Mike Krzyzewski couldn't get Kobe Bryant to Duke for a semester in 1996. He couldn't even get Shaun Livingston to Duke in 2004.
So the prospect of seven years' worth of Kobe in L.A. must sound pretty good about now.
Of course, that would force Coach K to walk away from his Duke empire, where he's essentially bulletproof, so it's hardly a slam dunk that even the most prestigious hot seat in the NBA will manage to lure him away.
There is probably only one job in basketball that could get Krzyzewski to so much as consider making his own leap to the NBA. It also helps the Lakers that there is a massive challenge attached to their offer -- following nine-ringed Phil Jackson onto that hot seat with Bryant apparently hand-picking Coach K to replace the Zenmeister. As a package, all that must intrigue the 57-year-old, who basically has nothing left to accomplish at the NCAA level.
Just the same, all that still might not be enough to do it.
Yet you can't fault the Lakers for trying, just as you can't question Krzyzewski's desire to listen. Lakers general manager Mitch Kupchak has been wanting to broaden the search, and the pool of available coaches at the pro level with the stature to take charge of a team that still could feature Bryant and the trade-seeking Shaquille O'Neal starts and ends with Rudy Tomjanovich. Trying to lure Coach K to the NBA, as Boston and Portland tried in the 1990s, seems so obvious now that it's actually public knowledge.
On the Coach K side, meanwhile, how do you ignore the Lakers if they call? If they call, you at least hear them out. You're obligated.
Will he actually take the job? Vitale, Bilas and Katz know a lot more about the man than I do, but what we all know is that he's the quintessential college coach who has never been especially fond of the NBA way ... and who won't be overwhelmed by NBA coaching money because of what he earns as college hoops' modern-day Wooden.
What I heard Thursday is that, according to well-placed sources in the college game, he didn't sound at all envious (or accepting) of Mike Montgomery's recent decision to leave Stanford for the Golden State Warriors. Which makes it more than odd that Krzyzewski would now agree to make the same jump and take on a task that often tormented Jackson, who had decades of experience dealing with NBA power struggles as a player and a coach.
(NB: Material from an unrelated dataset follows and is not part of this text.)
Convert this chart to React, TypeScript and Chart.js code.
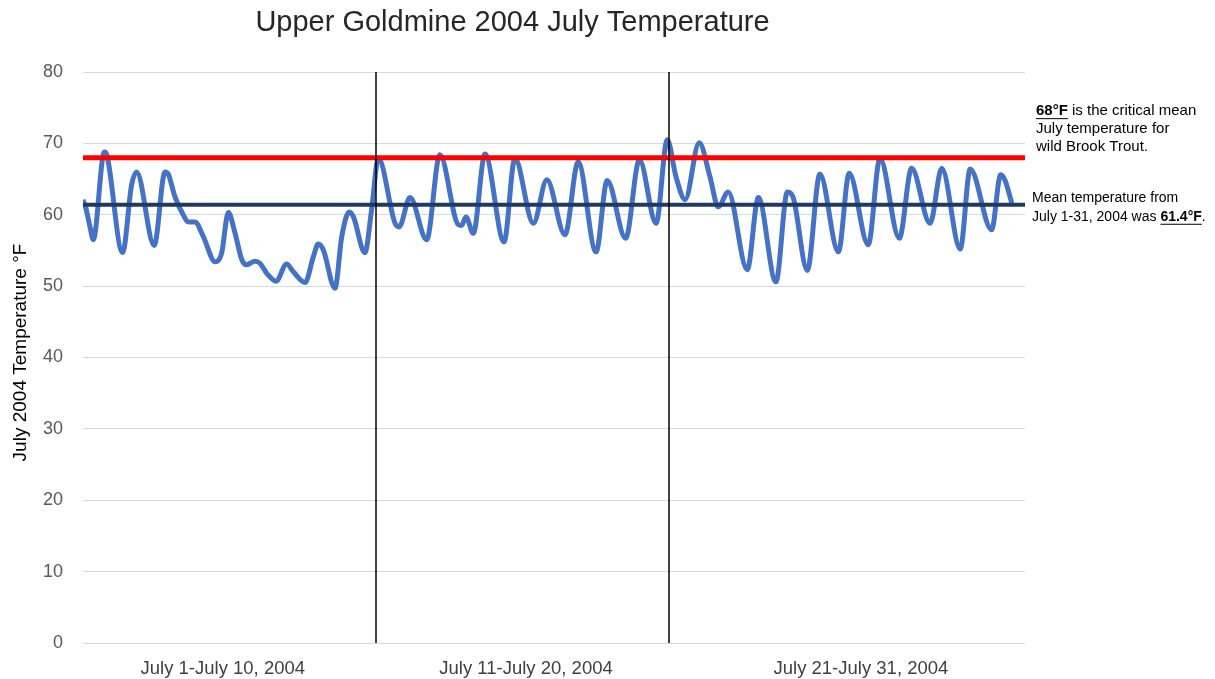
import React, { useEffect, useRef } from "react";
import { Chart, registerables } from "chart.js";

Chart.register(...registerables);

const chartTitle = "Upper Goldmine 2004 July Temperature";
const yAxisTitle = "July 2004 Temperature °F";
const periodLabels = ["July 1-July 10, 2004", "July 11-July 20, 2004", "July 21-July 31, 2004"];
const periodLabelDays = [4.77, 15.12, 26.55];
const periodDividerDays = [10, 20];
const axisMaxDay = 32.15;
const yMin = 0;
const yMax = 80;
const yStep = 10;

const criticalTempF = 68;
const meanTempF = 61.4;

// turning points of the logged temperature curve (day offset, °F)
const tempDays = [
  0, 0.1, 0.24, 0.35, 0.73, 0.82, 1.35, 1.66, 1.83, 2.43, 2.8, 2.91, 3.14, 3.42, 3.59, 3.82,
  4.11, 4.51, 4.73, 4.96, 5.19, 5.42, 5.59, 5.87, 6.04, 6.27, 6.59, 6.95, 7.18, 7.58, 7.86,
  8.03, 8.2, 8.6, 8.83, 9.09, 9.23, 9.62, 9.85, 10.08, 10.65, 10.79, 11.16, 11.73, 12.18,
  12.81, 12.92, 13.07, 13.32, 13.72, 14.37, 14.74, 15.37, 15.83, 16.45, 16.9, 17.51, 17.89,
  18.52, 18.99, 19.56, 19.94, 20.24, 20.55, 21.03, 21.4, 21.68, 22.02, 22.67, 23.05, 23.65,
  24.04, 24.24, 24.72, 25.15, 25.78, 26.15, 26.8, 27.2, 27.86, 28.28, 28.91, 29.31, 29.94,
  30.28, 31.01, 31.32, 31.47, 31.7,
];
const tempValuesF = [
  62.1, 60.9, 58.3, 56.5, 68.8, 68.3, 54.7, 64.2, 66.0, 55.7, 66.0, 65.7, 62.5, 60.0, 59.0, 59.0,
  56.9, 53.4, 54.6, 60.3, 57.4, 53.7, 53.0, 53.5, 53.2, 51.8, 50.7, 53.1, 52.0, 50.5, 54.1,
  55.9, 55.1, 49.7, 56.9, 60.4, 59.7, 54.7, 60.7, 67.9, 58.8, 58.3, 62.4, 56.5, 68.4,
  58.6, 58.5, 59.7, 57.4, 68.5, 56.2, 67.9, 58.8, 64.9, 57.2, 67.4, 54.8, 64.8,
  56.7, 67.7, 58.8, 70.5, 65.3, 62.1, 70.1, 65.3, 61.1, 63.2, 52.3, 62.4, 50.6,
  63.2, 62.4, 52.2, 65.7, 54.8, 65.8, 55.8, 67.9, 56.7, 66.5, 58.8, 66.5, 55.2,
  66.4, 57.9, 65.6, 64.8, 61.6,
];

type Seg = { t: string; b?: boolean };
const criticalNote: Seg[][] = [
  [{ t: "68°F", b: true }, { t: " is the critical mean" }],
  [{ t: "July temperature for" }],
  [{ t: "wild Brook Trout." }],
];
const meanNote: Seg[][] = [
  [{ t: "Mean temperature from" }],
  [{ t: "July 1-31, 2004 was " }, { t: "61.4°F", b: true }, { t: "." }],
];

const FONT = "'Liberation Sans', Arial, sans-serif";

function drawNote(ctx: CanvasRenderingContext2D, lines: Seg[][], x: number, ys: number[], size: number) {
  ctx.textBaseline = "middle";
  ctx.textAlign = "left";
  ctx.fillStyle = "#000000";
  lines.forEach((line, i) => {
    let cx = x;
    const y = ys[i];
    line.forEach((s) => {
      ctx.font = `${s.b ? "bold " : ""}${size}px ${FONT}`;
      ctx.fillText(s.t, cx, y);
      const w = ctx.measureText(s.t).width;
      if (s.b) {
        ctx.fillRect(cx, y + size * 0.5, w, 1);
      }
      cx += w;
    });
  });
}

const textPlugin = {
  id: "textPlugin",
  afterDraw(chart: any) {
    const { ctx, chartArea } = chart;
    const yScale = chart.scales.y;
    ctx.save();
    // title
    ctx.font = `29px ${FONT}`;
    ctx.fillStyle = "#262626";
    ctx.textAlign = "center";
    ctx.textBaseline = "middle";
    ctx.fillText(chartTitle, chartArea.right / 2, 23);
    // y axis title
    ctx.save();
    ctx.translate(21, (chartArea.top + chartArea.bottom) / 2 - 5);
    ctx.rotate(-Math.PI / 2);
    ctx.font = `19px ${FONT}`;
    ctx.fillStyle = "#000000";
    ctx.fillText(yAxisTitle, 0, 0);
    ctx.restore();
    // notes
    const yc = yScale.getPixelForValue(criticalTempF);
    drawNote(ctx, criticalNote, chartArea.right + 11, [yc - 47, yc - 29, yc - 11], 15);
    const ym = yScale.getPixelForValue(meanTempF);
    drawNote(ctx, meanNote, chartArea.right + 7, [ym - 7, ym + 12], 14);
    ctx.restore();
  },
};

export default function App() {
  const ref = useRef<HTMLCanvasElement | null>(null);
  useEffect(() => {
    if (!ref.current) return;
    const dividerSets = periodDividerDays.map((d) => ({
      label: "divider",
      data: [
        { x: d, y: yMin },
        { x: d, y: yMax },
      ],
      borderColor: "#000000",
      borderWidth: 1.5,
      pointRadius: 0,
      order: 1,
    }));
    const chart = new Chart(ref.current, {
      type: "line",
      data: {
        datasets: [
          {
            label: "Temperature",
            data: tempDays.map((d, i) => ({ x: d, y: tempValuesF[i] })),
            borderColor: "#4472C4",
            borderWidth: 5,
            pointRadius: 0,
            cubicInterpolationMode: "monotone",
            order: 5,
          },
          {
            label: "Critical",
            data: [
              { x: 0, y: criticalTempF },
              { x: axisMaxDay, y: criticalTempF },
            ],
            borderColor: "#FF0000",
            borderWidth: 5,
            pointRadius: 0,
            order: 2,
          },
          {
            label: "Mean",
            data: [
              { x: 0, y: meanTempF },
              { x: axisMaxDay, y: meanTempF },
            ],
            borderColor: "#1F3864",
            borderWidth: 4,
            pointRadius: 0,
            order: 3,
          },
          ...dividerSets,
        ] as any,
      },
      options: {
        animation: false,
        responsive: false,
        layout: { padding: { top: 72, right: 190, bottom: 0, left: 0 } },
        plugins: { legend: { display: false }, tooltip: { enabled: false }, title: { display: false } },
        scales: {
          x: {
            type: "linear",
            min: 0,
            max: axisMaxDay,
            grid: { display: false },
            border: { display: false },
            afterBuildTicks: (scale: any) => {
              scale.ticks = periodLabelDays.map((v) => ({ value: v }));
            },
            afterFit: (scale: any) => {
              scale.height = 36;
            },
            ticks: {
              autoSkip: false,
              maxRotation: 0,
              padding: 7,
              color: "#404040",
              font: { family: FONT, size: 18.5 },
              callback: (_v: any, i: number) => periodLabels[i],
            },
          },
          y: {
            min: yMin,
            max: yMax,
            afterFit: (scale: any) => {
              scale.width = 83;
            },
            grid: { color: "#D9D9D9", lineWidth: 1, drawTicks: false },
            border: { display: false },
            ticks: {
              stepSize: yStep,
              padding: 20,
              color: "#595959",
              font: { family: FONT, size: 18 },
            },
          },
        },
      },
      plugins: [textPlugin],
    });
    return () => chart.destroy();
  }, []);
  return (
    <div style={{ position: "absolute", left: 0, top: 0, width: 1215, height: 679, background: "#fff" }}>
      <canvas ref={ref} width={1215} height={679} style={{ display: "block" }} />
    </div>
  );
}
What I know for sure is that frustration with the evolution of the college game better not be the deciding factor if Krzyzewski decides to liven up this already-crazy summer by accepting Kupchak's offer.
Maddening as it might be to deal with the strictures of the NCAA rule book, and losing players to the NBA draft before they even start classes, daily life with the Laker circus can lead to regular doses of frustration Coach K can scarcely imagine.
Especially if Shaq comes back and Coach K, after ruling his universe for so long, finds himself serving as the Lakers' new Shaq vs. Kobe referee.
Losing Livingston and Luol Deng to the draft could be a pleasant experience by comparison.